__Description of the task__:
Leaving out every picture, copy the lines of the data exactly, from the first through the line containing "const barSlots = 141;".

Begin Supplied information

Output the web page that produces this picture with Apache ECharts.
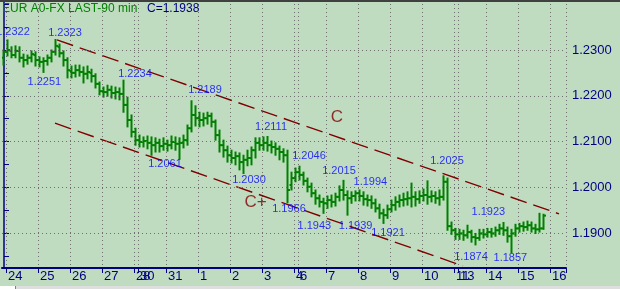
<!DOCTYPE html>
<html>
<head>
<meta charset="utf-8">
<script src="https://cdn.jsdelivr.net/npm/echarts/dist/echarts.min.js"></script>
<style>
html,body{margin:0;padding:0;background:#c0dcc0;}
#chart{width:620px;height:289px;}
</style>
</head>
<body>
<div id="chart"></div>
<script>
// ---- data (90-min EUR bars, grouped in pairs) ----
const symbolTitle = 'EUR A0-FX LAST-90 min';
const dayLabels   = ['24','25','26','27','28','30','31','1','2','3','4','6','7','8','9','10','11','13','14','15','16'];
const dayStartBar = [1,9,17,25,33,34,41,49,57,65,73,74,81,89,97,105,113,114,121,129,137];
const barSlots = 141;

const opens = [
1.2283,1.2296,1.2298,1.2289,1.2298,1.2283,1.2278,1.2283,1.2289,1.2278,
1.2274,1.2276,1.2283,1.2296,1.2307,1.2293,1.2278,1.2254,1.2250,1.2256,
1.2252,1.2248,1.2250,1.2243,1.2226,1.2210,1.2208,1.2213,1.2206,1.2208,
1.2204,1.2180,1.2147,1.2121,1.2103,1.2099,1.2101,1.2097,1.2092,1.2097,
1.2090,1.2095,1.2092,1.2099,1.2095,1.2097,1.2103,1.2129,1.2158,1.2151,
1.2147,1.2151,1.2156,1.2143,1.2114,1.2092,1.2081,1.2070,1.2064,1.2068,
1.2055,1.2060,1.2064,1.2081,1.2097,1.2092,1.2097,1.2092,1.2088,1.2084,
1.2077,1.2070,1.2005,1.2020,1.2033,1.2027,1.2014,1.2001,1.1987,1.1976,
1.1968,1.1965,1.1972,1.1968,1.1979,1.1994,1.1983,1.1976,1.1981,1.1987,
1.1981,1.1974,1.1972,1.1965,1.1954,1.1943,1.1939,1.1952,1.1961,1.1968,
1.1972,1.1974,1.1976,1.1979,1.1974,1.1981,1.1983,1.1979,1.1981,1.1976,
1.1979,1.2012,1.1915,1.1906,1.1897,1.1899,1.1895,1.1902,1.1891,1.1889,
1.1899,1.1897,1.1902,1.1899,1.1906,1.1910,1.1906,1.1893,1.1899,1.1910,
1.1915,1.1913,1.1917,1.1910,1.1908,1.1910];
const closes = [
1.2296,1.2300,1.2289,1.2298,1.2283,1.2278,1.2283,1.2291,1.2278,1.2274,
1.2276,1.2283,1.2296,1.2309,1.2293,1.2278,1.2256,1.2250,1.2256,1.2252,
1.2248,1.2252,1.2243,1.2226,1.2210,1.2208,1.2213,1.2206,1.2208,1.2204,
1.2180,1.2147,1.2121,1.2103,1.2099,1.2101,1.2097,1.2092,1.2097,1.2090,
1.2095,1.2092,1.2099,1.2095,1.2097,1.2103,1.2129,1.2158,1.2151,1.2147,
1.2151,1.2156,1.2143,1.2114,1.2092,1.2081,1.2070,1.2064,1.2068,1.2055,
1.2060,1.2064,1.2081,1.2097,1.2092,1.2097,1.2092,1.2088,1.2084,1.2077,
1.2070,1.1994,1.2020,1.2033,1.2027,1.2014,1.2001,1.1987,1.1976,1.1968,
1.1965,1.1972,1.1968,1.1979,1.1994,1.1983,1.1976,1.1981,1.1987,1.1981,
1.1974,1.1972,1.1965,1.1954,1.1943,1.1939,1.1952,1.1961,1.1968,1.1972,
1.1974,1.1976,1.1979,1.1974,1.1981,1.1983,1.1979,1.1981,1.1976,1.1979,
1.2012,1.1915,1.1906,1.1897,1.1899,1.1895,1.1902,1.1891,1.1889,1.1899,
1.1897,1.1902,1.1899,1.1906,1.1910,1.1906,1.1893,1.1899,1.1910,1.1915,
1.1913,1.1917,1.1910,1.1908,1.1910,1.1938];
const lows = [
1.2267,1.2287,1.2283,1.2283,1.2274,1.2263,1.2269,1.2274,1.2265,1.2263,
1.2251,1.2267,1.2274,1.2289,1.2285,1.2265,1.2239,1.2239,1.2241,1.2243,
1.2228,1.2237,1.2230,1.2217,1.2202,1.2197,1.2199,1.2195,1.2193,1.2191,
1.2164,1.2132,1.2110,1.2092,1.2088,1.2088,1.2084,1.2070,1.2077,1.2077,
1.2081,1.2079,1.2084,1.2081,1.2061,1.2086,1.2092,1.2121,1.2134,1.2132,
1.2134,1.2138,1.2132,1.2103,1.2077,1.2066,1.2055,1.2053,1.2049,1.2038,
1.2030,1.2047,1.2049,1.2064,1.2081,1.2081,1.2079,1.2075,1.2070,1.2060,
1.2055,1.1966,1.1994,1.2012,1.2016,1.2005,1.1990,1.1979,1.1963,1.1957,
1.1943,1.1954,1.1957,1.1959,1.1970,1.1972,1.1939,1.1965,1.1970,1.1970,
1.1961,1.1959,1.1954,1.1946,1.1932,1.1921,1.1932,1.1946,1.1950,1.1957,
1.1959,1.1961,1.1957,1.1959,1.1965,1.1970,1.1963,1.1968,1.1965,1.1961,
1.1972,1.1906,1.1897,1.1886,1.1886,1.1884,1.1889,1.1880,1.1874,1.1884,
1.1889,1.1891,1.1891,1.1893,1.1897,1.1895,1.1880,1.1857,1.1893,1.1902,
1.1904,1.1906,1.1902,1.1899,1.1902,1.1908];
const highs = [
1.2300,1.2322,1.2307,1.2309,1.2307,1.2291,1.2289,1.2298,1.2296,1.2285,
1.2283,1.2289,1.2300,1.2323,1.2313,1.2298,1.2283,1.2265,1.2267,1.2267,
1.2263,1.2265,1.2258,1.2248,1.2230,1.2219,1.2223,1.2221,1.2219,1.2217,
1.2234,1.2197,1.2158,1.2129,1.2114,1.2110,1.2112,1.2110,1.2108,1.2105,
1.2108,1.2103,1.2112,1.2110,1.2108,1.2114,1.2136,1.2189,1.2178,1.2164,
1.2162,1.2164,1.2162,1.2147,1.2125,1.2103,1.2090,1.2081,1.2077,1.2075,
1.2070,1.2081,1.2088,1.2108,1.2108,1.2110,1.2111,1.2101,1.2097,1.2090,
1.2084,1.2081,1.2033,1.2042,1.2046,1.2033,1.2020,1.2009,1.1994,1.1983,
1.1976,1.1981,1.1983,1.1987,1.2003,1.2015,1.1992,1.1990,1.1992,1.1994,
1.1990,1.1983,1.1981,1.1974,1.1963,1.1952,1.1961,1.1972,1.1979,1.1983,
1.1987,1.1990,1.2009,1.1990,1.1992,1.1996,1.2014,1.1992,1.1990,1.1994,
1.2025,1.2020,1.1924,1.1910,1.1908,1.1906,1.1917,1.1906,1.1899,1.1908,
1.1908,1.1910,1.1910,1.1913,1.1919,1.1923,1.1913,1.1908,1.1919,1.1921,
1.1924,1.1926,1.1924,1.1919,1.1943,1.1941];

// price-axis tick labels
const yTickValues = [1.19, 1.20, 1.21, 1.22, 1.23];
const yMin = 1.18235, yMax = 1.24093;

// channel lines: [bar position, price]
const upperChannel = [[13.25, 1.2322], [138.75, 1.1942]];
const lowerChannel = [[12.75, 1.2140], [114.75, 1.1828]];

// swing annotations: [bar position, price]
const swingPoints = [
  [2.25, 1.2322], [15.25, 1.2323], [10.1, 1.2251], [32.75, 1.2234], [50.25, 1.2189],
  [66.75, 1.2111], [40.25, 1.2061], [61.25, 1.2030], [76.25, 1.2046], [83.75, 1.2015],
  [91.6, 1.1994], [71.25, 1.1966], [77.6, 1.1943], [87.9, 1.1939], [96, 1.1921],
  [110.75, 1.2025], [121.1, 1.1923], [116.75, 1.1874], [126.6, 1.1857]
];
// label vertical offsets (px), style only
const swingDy = [-7.5,-6.5,9.6,-6,-11, -9.5,4.6,6.5,-10,-9, -8,6,13,11,10, -15,-11,12,5];

// wave labels: [text, bar position, price]
const waveLabels = [['C', 83.25, 1.2153], ['C+', 62.9, 1.1968]];

// ---- build ----
const categories = [];
const labelAt = {};
for (let i = 0; i < barSlots; i++) categories.push('t' + i);
dayStartBar.forEach((b, k) => { labelAt['t' + b] = dayLabels[k]; });
const isDayStart = (idx, val) => Object.prototype.hasOwnProperty.call(labelAt, val);

const ohlcRows = opens.map((o, i) => [i, o, closes[i], lows[i], highs[i]]);
const lastClose = closes[closes.length - 1];

const FONT = '"Liberation Sans", Arial, sans-serif';
const NAVY = '#000080';
const BAR_GREEN = '#008000';
const GRID_GRAY = '#6e6e6e';

function renderOHLC(params, api) {
  const i = api.value(0);
  const pO = api.coord([i, api.value(1)]);
  const pC = api.coord([i, api.value(2)]);
  const pL = api.coord([i, api.value(3)]);
  const pH = api.coord([i, api.value(4)]);
  const x = Math.round(pL[0]) - 0.5;
  return {
    type: 'group',
    children: [
      {type: 'line', shape: {x1: x, y1: pL[1] + 0.5, x2: x, y2: pH[1] - 0.5},
       style: {stroke: BAR_GREEN, lineWidth: 2}},
      {type: 'line', shape: {x1: x - 2, y1: pO[1], x2: x, y2: pO[1]},
       style: {stroke: BAR_GREEN, lineWidth: 2}},
      {type: 'line', shape: {x1: x, y1: pC[1], x2: x + 2.5, y2: pC[1]},
       style: {stroke: BAR_GREEN, lineWidth: 2}}
    ]
  };
}

const chart = echarts.init(document.getElementById('chart'), null, {renderer: 'canvas'});
chart.setOption({
  animation: false,
  backgroundColor: '#c0dcc0',
  grid: {left: 2, right: 54, top: 0, bottom: 21},
  title: [
    {text: symbolTitle, left: 2, top: 3, padding: 0,
     textStyle: {color: '#008000', fontSize: 12, fontWeight: 'normal', fontFamily: FONT}},
    {text: 'C=' + lastClose.toFixed(4), left: 147, top: 3, padding: 0,
     textStyle: {color: NAVY, fontSize: 12, fontWeight: 'normal', fontFamily: FONT}}
  ],
  xAxis: [
    {
      type: 'category', data: categories, boundaryGap: true,
      axisLine: {show: true, lineStyle: {color: NAVY, width: 2}},
      axisTick: {show: true, interval: isDayStart, length: 5, lineStyle: {color: NAVY, width: 1}},
      axisLabel: {show: true, interval: isDayStart, formatter: v => labelAt[v] || '',
                  align: 'left', margin: 2, color: NAVY, fontSize: 13, fontFamily: FONT},
      splitLine: {show: true, interval: isDayStart, lineStyle: {color: GRID_GRAY, width: 1, type: [1, 3]}}
    },
    {type: 'value', min: -0.5, max: barSlots - 0.5, show: false}
  ],
  yAxis: [{
    type: 'value', position: 'right', min: yMin, max: yMax, splitNumber: 11, scale: true,
    axisLine: {show: true, lineStyle: {color: NAVY, width: 1.5}},
    axisTick: {show: true, length: 5, lineStyle: {color: NAVY, width: 1}},
    axisLabel: {
      show: true, margin: 6, color: NAVY, fontSize: 13, fontFamily: FONT,
      formatter: v => yTickValues.some(t => Math.abs(t - v) < 1e-7) ? v.toFixed(4) : ''
    },
    splitLine: {show: false}
  }],
  series: [
    {
      name: 'grid', type: 'line', xAxisIndex: 1, yAxisIndex: 0, z: 1, silent: true,
      data: [[0, yTickValues[0]]], symbol: 'none', lineStyle: {opacity: 0},
      markLine: {
        silent: true, symbol: 'none', animation: false, label: {show: false},
        lineStyle: {color: GRID_GRAY, width: 1, type: [1, 3]},
        data: yTickValues.map(v => ({yAxis: v}))
      }
    },
    {
      name: 'EUR', type: 'custom', xAxisIndex: 0, yAxisIndex: 0, data: ohlcRows, z: 3,
      renderItem: renderOHLC, encode: {x: 0, y: [1, 2, 3, 4]}, clip: true
    },
    {
      name: 'upper', type: 'line', xAxisIndex: 1, yAxisIndex: 0, data: upperChannel, z: 4,
      symbol: 'none', lineStyle: {color: '#800000', width: 1.4, type: [17, 7]}
    },
    {
      name: 'lower', type: 'line', xAxisIndex: 1, yAxisIndex: 0, data: lowerChannel, z: 4,
      symbol: 'none', lineStyle: {color: '#800000', width: 1.4, type: [17, 7]}
    },
    {
      name: 'swings', type: 'scatter', xAxisIndex: 1, yAxisIndex: 0, symbolSize: 0, z: 5,
      data: swingPoints.map((p, i) => ({value: p, label: {offset: [0, swingDy[i]]}})),
      label: {show: true, position: 'inside', color: '#0000ff', fontSize: 11, fontFamily: FONT,
              formatter: p => p.value[1].toFixed(4)}
    },
    {
      name: 'waves', type: 'scatter', xAxisIndex: 1, yAxisIndex: 0, symbolSize: 0, z: 5,
      data: waveLabels.map(w => ({value: [w[1], w[2]], name: w[0]})),
      label: {show: true, position: 'inside', color: '#800000', fontSize: 17, fontFamily: FONT,
              formatter: p => p.name}
    }
  ],
  graphic: [
    {type: 'rect', left: 0, top: 0, shape: {width: 620, height: 2}, style: {fill: '#404040'}, z: 100},
    {type: 'rect', left: 0, top: 286, shape: {width: 620, height: 3}, style: {fill: '#dedede'}, z: 100},
    {type: 'rect', left: 0, top: 286, shape: {width: 15, height: 3}, style: {fill: '#ffffff'}, z: 101},
    {type: 'rect', left: 15, top: 286, shape: {width: 1, height: 3}, style: {fill: '#808080'}, z: 101}
  ]
});
</script>
</body>
</html>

End Supplied information

__Written response__:
Output the web page that produces this picture with Apache ECharts.
<!DOCTYPE html>
<html>
<head>
<meta charset="utf-8">
<script src="https://cdn.jsdelivr.net/npm/echarts/dist/echarts.min.js"></script>
<style>
html,body{margin:0;padding:0;background:#c0dcc0;}
#chart{width:620px;height:289px;}
</style>
</head>
<body>
<div id="chart"></div>
<script>
// ---- data (90-min EUR bars, grouped in pairs) ----
const symbolTitle = 'EUR A0-FX LAST-90 min';
const dayLabels   = ['24','25','26','27','28','30','31','1','2','3','4','6','7','8','9','10','11','13','14','15','16'];
const dayStartBar = [1,9,17,25,33,34,41,49,57,65,73,74,81,89,97,105,113,114,121,129,137];
const barSlots = 141;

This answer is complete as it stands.